**Set exercise**
Quote each line of the material verbatim, without the pictures.
____ Recorded data
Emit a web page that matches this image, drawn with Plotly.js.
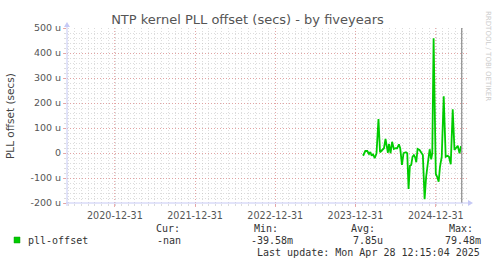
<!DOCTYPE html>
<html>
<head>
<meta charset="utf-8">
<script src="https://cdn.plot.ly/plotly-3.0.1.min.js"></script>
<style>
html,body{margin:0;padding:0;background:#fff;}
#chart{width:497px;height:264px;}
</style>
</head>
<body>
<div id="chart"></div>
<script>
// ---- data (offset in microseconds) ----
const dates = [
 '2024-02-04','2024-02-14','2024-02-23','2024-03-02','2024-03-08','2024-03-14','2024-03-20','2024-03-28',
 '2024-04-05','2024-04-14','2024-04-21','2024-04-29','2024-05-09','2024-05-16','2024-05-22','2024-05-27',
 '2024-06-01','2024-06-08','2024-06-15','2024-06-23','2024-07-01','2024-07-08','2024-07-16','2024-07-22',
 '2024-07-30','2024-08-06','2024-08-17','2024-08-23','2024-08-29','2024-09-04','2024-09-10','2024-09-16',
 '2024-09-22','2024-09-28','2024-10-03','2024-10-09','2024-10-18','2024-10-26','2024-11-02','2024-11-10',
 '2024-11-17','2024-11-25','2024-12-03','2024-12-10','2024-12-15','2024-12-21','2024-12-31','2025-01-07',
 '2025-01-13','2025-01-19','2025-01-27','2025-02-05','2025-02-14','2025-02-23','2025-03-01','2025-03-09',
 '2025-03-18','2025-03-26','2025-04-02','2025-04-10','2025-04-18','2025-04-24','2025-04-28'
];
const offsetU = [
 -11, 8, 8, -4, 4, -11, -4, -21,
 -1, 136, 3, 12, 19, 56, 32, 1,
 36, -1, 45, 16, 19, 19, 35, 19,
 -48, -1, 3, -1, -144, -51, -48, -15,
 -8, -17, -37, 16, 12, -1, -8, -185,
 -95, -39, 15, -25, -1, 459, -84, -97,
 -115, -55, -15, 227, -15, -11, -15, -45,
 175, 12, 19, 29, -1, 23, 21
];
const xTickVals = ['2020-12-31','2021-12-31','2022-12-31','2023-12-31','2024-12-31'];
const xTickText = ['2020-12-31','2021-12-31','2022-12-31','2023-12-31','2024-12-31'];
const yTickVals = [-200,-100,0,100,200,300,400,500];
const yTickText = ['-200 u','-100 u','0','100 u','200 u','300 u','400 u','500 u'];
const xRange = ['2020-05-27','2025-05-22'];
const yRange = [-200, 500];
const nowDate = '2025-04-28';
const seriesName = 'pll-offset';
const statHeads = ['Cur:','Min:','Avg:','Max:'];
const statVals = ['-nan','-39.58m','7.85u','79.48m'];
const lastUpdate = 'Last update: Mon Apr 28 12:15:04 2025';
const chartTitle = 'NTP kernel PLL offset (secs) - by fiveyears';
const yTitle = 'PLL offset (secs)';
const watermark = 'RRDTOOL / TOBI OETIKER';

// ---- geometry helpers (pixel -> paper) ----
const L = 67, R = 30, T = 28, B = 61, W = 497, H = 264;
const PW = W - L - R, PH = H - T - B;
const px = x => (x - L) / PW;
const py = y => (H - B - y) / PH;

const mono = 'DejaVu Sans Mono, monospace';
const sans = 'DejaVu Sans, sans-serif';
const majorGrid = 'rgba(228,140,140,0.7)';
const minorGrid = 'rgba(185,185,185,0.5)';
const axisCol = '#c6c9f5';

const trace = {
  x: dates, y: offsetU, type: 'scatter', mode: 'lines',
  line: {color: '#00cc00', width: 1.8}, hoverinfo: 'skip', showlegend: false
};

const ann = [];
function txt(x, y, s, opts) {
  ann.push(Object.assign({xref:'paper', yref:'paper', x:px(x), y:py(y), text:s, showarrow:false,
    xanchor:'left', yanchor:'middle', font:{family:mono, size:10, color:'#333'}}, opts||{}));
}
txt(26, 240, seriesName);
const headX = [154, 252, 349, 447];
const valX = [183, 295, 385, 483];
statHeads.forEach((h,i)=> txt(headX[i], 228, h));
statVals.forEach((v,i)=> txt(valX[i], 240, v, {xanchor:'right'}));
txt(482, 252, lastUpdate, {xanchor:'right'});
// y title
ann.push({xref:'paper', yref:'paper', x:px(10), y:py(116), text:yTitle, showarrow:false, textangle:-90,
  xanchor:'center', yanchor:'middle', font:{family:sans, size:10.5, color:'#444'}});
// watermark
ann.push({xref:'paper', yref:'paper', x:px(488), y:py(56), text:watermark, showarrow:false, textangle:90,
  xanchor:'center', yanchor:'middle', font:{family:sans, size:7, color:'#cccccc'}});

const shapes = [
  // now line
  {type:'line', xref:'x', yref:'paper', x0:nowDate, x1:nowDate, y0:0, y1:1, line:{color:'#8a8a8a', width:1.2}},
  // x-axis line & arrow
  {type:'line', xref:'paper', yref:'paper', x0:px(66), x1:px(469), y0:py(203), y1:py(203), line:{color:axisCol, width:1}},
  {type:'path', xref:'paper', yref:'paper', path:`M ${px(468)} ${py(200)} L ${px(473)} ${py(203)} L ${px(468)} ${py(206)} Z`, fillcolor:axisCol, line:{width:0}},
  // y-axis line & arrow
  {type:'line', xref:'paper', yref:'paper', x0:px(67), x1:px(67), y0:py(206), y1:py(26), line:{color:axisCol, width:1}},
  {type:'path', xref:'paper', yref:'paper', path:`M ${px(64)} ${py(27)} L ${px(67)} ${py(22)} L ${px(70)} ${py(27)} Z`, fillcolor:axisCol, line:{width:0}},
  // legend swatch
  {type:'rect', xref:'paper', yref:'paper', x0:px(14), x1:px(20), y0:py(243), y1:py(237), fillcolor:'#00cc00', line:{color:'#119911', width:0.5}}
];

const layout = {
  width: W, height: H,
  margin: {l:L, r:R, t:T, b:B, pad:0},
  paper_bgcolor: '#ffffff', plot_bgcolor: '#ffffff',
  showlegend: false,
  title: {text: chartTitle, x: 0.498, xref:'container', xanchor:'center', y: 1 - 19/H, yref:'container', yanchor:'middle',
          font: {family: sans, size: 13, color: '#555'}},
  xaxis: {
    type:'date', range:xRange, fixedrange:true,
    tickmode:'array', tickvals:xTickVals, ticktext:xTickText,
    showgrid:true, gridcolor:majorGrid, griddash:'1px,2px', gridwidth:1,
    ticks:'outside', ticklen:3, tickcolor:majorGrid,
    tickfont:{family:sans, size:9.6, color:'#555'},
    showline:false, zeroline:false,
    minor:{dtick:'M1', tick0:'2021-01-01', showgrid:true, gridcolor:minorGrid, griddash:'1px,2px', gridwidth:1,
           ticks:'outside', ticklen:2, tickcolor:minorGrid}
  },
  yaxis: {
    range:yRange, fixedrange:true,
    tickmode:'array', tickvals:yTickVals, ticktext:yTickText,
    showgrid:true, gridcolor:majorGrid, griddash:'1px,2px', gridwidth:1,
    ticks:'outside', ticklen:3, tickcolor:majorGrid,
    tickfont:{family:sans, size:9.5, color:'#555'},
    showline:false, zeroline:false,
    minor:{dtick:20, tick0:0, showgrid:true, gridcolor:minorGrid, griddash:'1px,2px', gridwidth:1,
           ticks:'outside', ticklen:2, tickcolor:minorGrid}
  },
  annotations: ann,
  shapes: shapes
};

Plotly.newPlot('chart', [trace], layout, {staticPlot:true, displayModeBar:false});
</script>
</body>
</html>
________
**Output of the exercise**
Emit a web page that matches this image, drawn with Plotly.js.
<!DOCTYPE html>
<html>
<head>
<meta charset="utf-8">
<script src="https://cdn.plot.ly/plotly-3.0.1.min.js"></script>
<style>
html,body{margin:0;padding:0;background:#fff;}
#chart{width:497px;height:264px;}
</style>
</head>
<body>
<div id="chart"></div>
<script>
// ---- data (offset in microseconds) ----
const dates = [
 '2024-02-04','2024-02-14','2024-02-23','2024-03-02','2024-03-08','2024-03-14','2024-03-20','2024-03-28',
 '2024-04-05','2024-04-14','2024-04-21','2024-04-29','2024-05-09','2024-05-16','2024-05-22','2024-05-27',
 '2024-06-01','2024-06-08','2024-06-15','2024-06-23','2024-07-01','2024-07-08','2024-07-16','2024-07-22',
 '2024-07-30','2024-08-06','2024-08-17','2024-08-23','2024-08-29','2024-09-04','2024-09-10','2024-09-16',
 '2024-09-22','2024-09-28','2024-10-03','2024-10-09','2024-10-18','2024-10-26','2024-11-02','2024-11-10',
 '2024-11-17','2024-11-25','2024-12-03','2024-12-10','2024-12-15','2024-12-21','2024-12-31','2025-01-07',
 '2025-01-13','2025-01-19','2025-01-27','2025-02-05','2025-02-14','2025-02-23','2025-03-01','2025-03-09',
 '2025-03-18','2025-03-26','2025-04-02','2025-04-10','2025-04-18','2025-04-24','2025-04-28'
];
const offsetU = [
 -11, 8, 8, -4, 4, -11, -4, -21,
 -1, 136, 3, 12, 19, 56, 32, 1,
 36, -1, 45, 16, 19, 19, 35, 19,
 -48, -1, 3, -1, -144, -51, -48, -15,
 -8, -17, -37, 16, 12, -1, -8, -185,
 -95, -39, 15, -25, -1, 459, -84, -97,
 -115, -55, -15, 227, -15, -11, -15, -45,
 175, 12, 19, 29, -1, 23, 21
];
const xTickVals = ['2020-12-31','2021-12-31','2022-12-31','2023-12-31','2024-12-31'];
const xTickText = ['2020-12-31','2021-12-31','2022-12-31','2023-12-31','2024-12-31'];
const yTickVals = [-200,-100,0,100,200,300,400,500];
const yTickText = ['-200 u','-100 u','0','100 u','200 u','300 u','400 u','500 u'];
const xRange = ['2020-05-27','2025-05-22'];
const yRange = [-200, 500];
const nowDate = '2025-04-28';
const seriesName = 'pll-offset';
const statHeads = ['Cur:','Min:','Avg:','Max:'];
const statVals = ['-nan','-39.58m','7.85u','79.48m'];
const lastUpdate = 'Last update: Mon Apr 28 12:15:04 2025';
const chartTitle = 'NTP kernel PLL offset (secs) - by fiveyears';
const yTitle = 'PLL offset (secs)';
const watermark = 'RRDTOOL / TOBI OETIKER';

// ---- geometry helpers (pixel -> paper) ----
const L = 67, R = 30, T = 28, B = 61, W = 497, H = 264;
const PW = W - L - R, PH = H - T - B;
const px = x => (x - L) / PW;
const py = y => (H - B - y) / PH;

const mono = 'DejaVu Sans Mono, monospace';
const sans = 'DejaVu Sans, sans-serif';
const majorGrid = 'rgba(228,140,140,0.7)';
const minorGrid = 'rgba(185,185,185,0.5)';
const axisCol = '#c6c9f5';

const trace = {
  x: dates, y: offsetU, type: 'scatter', mode: 'lines',
  line: {color: '#00cc00', width: 1.8}, hoverinfo: 'skip', showlegend: false
};

const ann = [];
function txt(x, y, s, opts) {
  ann.push(Object.assign({xref:'paper', yref:'paper', x:px(x), y:py(y), text:s, showarrow:false,
    xanchor:'left', yanchor:'middle', font:{family:mono, size:10, color:'#333'}}, opts||{}));
}
txt(26, 240, seriesName);
const headX = [154, 252, 349, 447];
const valX = [183, 295, 385, 483];
statHeads.forEach((h,i)=> txt(headX[i], 228, h));
statVals.forEach((v,i)=> txt(valX[i], 240, v, {xanchor:'right'}));
txt(482, 252, lastUpdate, {xanchor:'right'});
// y title
ann.push({xref:'paper', yref:'paper', x:px(10), y:py(116), text:yTitle, showarrow:false, textangle:-90,
  xanchor:'center', yanchor:'middle', font:{family:sans, size:10.5, color:'#444'}});
// watermark
ann.push({xref:'paper', yref:'paper', x:px(488), y:py(56), text:watermark, showarrow:false, textangle:90,
  xanchor:'center', yanchor:'middle', font:{family:sans, size:7, color:'#cccccc'}});

const shapes = [
  // now line
  {type:'line', xref:'x', yref:'paper', x0:nowDate, x1:nowDate, y0:0, y1:1, line:{color:'#8a8a8a', width:1.2}},
  // x-axis line & arrow
  {type:'line', xref:'paper', yref:'paper', x0:px(66), x1:px(469), y0:py(203), y1:py(203), line:{color:axisCol, width:1}},
  {type:'path', xref:'paper', yref:'paper', path:`M ${px(468)} ${py(200)} L ${px(473)} ${py(203)} L ${px(468)} ${py(206)} Z`, fillcolor:axisCol, line:{width:0}},
  // y-axis line & arrow
  {type:'line', xref:'paper', yref:'paper', x0:px(67), x1:px(67), y0:py(206), y1:py(26), line:{color:axisCol, width:1}},
  {type:'path', xref:'paper', yref:'paper', path:`M ${px(64)} ${py(27)} L ${px(67)} ${py(22)} L ${px(70)} ${py(27)} Z`, fillcolor:axisCol, line:{width:0}},
  // legend swatch
  {type:'rect', xref:'paper', yref:'paper', x0:px(14), x1:px(20), y0:py(243), y1:py(237), fillcolor:'#00cc00', line:{color:'#119911', width:0.5}}
];

const layout = {
  width: W, height: H,
  margin: {l:L, r:R, t:T, b:B, pad:0},
  paper_bgcolor: '#ffffff', plot_bgcolor: '#ffffff',
  showlegend: false,
  title: {text: chartTitle, x: 0.498, xref:'container', xanchor:'center', y: 1 - 19/H, yref:'container', yanchor:'middle',
          font: {family: sans, size: 13, color: '#555'}},
  xaxis: {
    type:'date', range:xRange, fixedrange:true,
    tickmode:'array', tickvals:xTickVals, ticktext:xTickText,
    showgrid:true, gridcolor:majorGrid, griddash:'1px,2px', gridwidth:1,
    ticks:'outside', ticklen:3, tickcolor:majorGrid,
    tickfont:{family:sans, size:9.6, color:'#555'},
    showline:false, zeroline:false,
    minor:{dtick:'M1', tick0:'2021-01-01', showgrid:true, gridcolor:minorGrid, griddash:'1px,2px', gridwidth:1,
           ticks:'outside', ticklen:2, tickcolor:minorGrid}
  },
  yaxis: {
    range:yRange, fixedrange:true,
    tickmode:'array', tickvals:yTickVals, ticktext:yTickText,
    showgrid:true, gridcolor:majorGrid, griddash:'1px,2px', gridwidth:1,
    ticks:'outside', ticklen:3, tickcolor:majorGrid,
    tickfont:{family:sans, size:9.5, color:'#555'},
    showline:false, zeroline:false,
    minor:{dtick:20, tick0:0, showgrid:true, gridcolor:minorGrid, griddash:'1px,2px', gridwidth:1,
           ticks:'outside', ticklen:2, tickcolor:minorGrid}
  },
  annotations: ann,
  shapes: shapes
};

Plotly.newPlot('chart', [trace], layout, {staticPlot:true, displayModeBar:false});
</script>
</body>
</html>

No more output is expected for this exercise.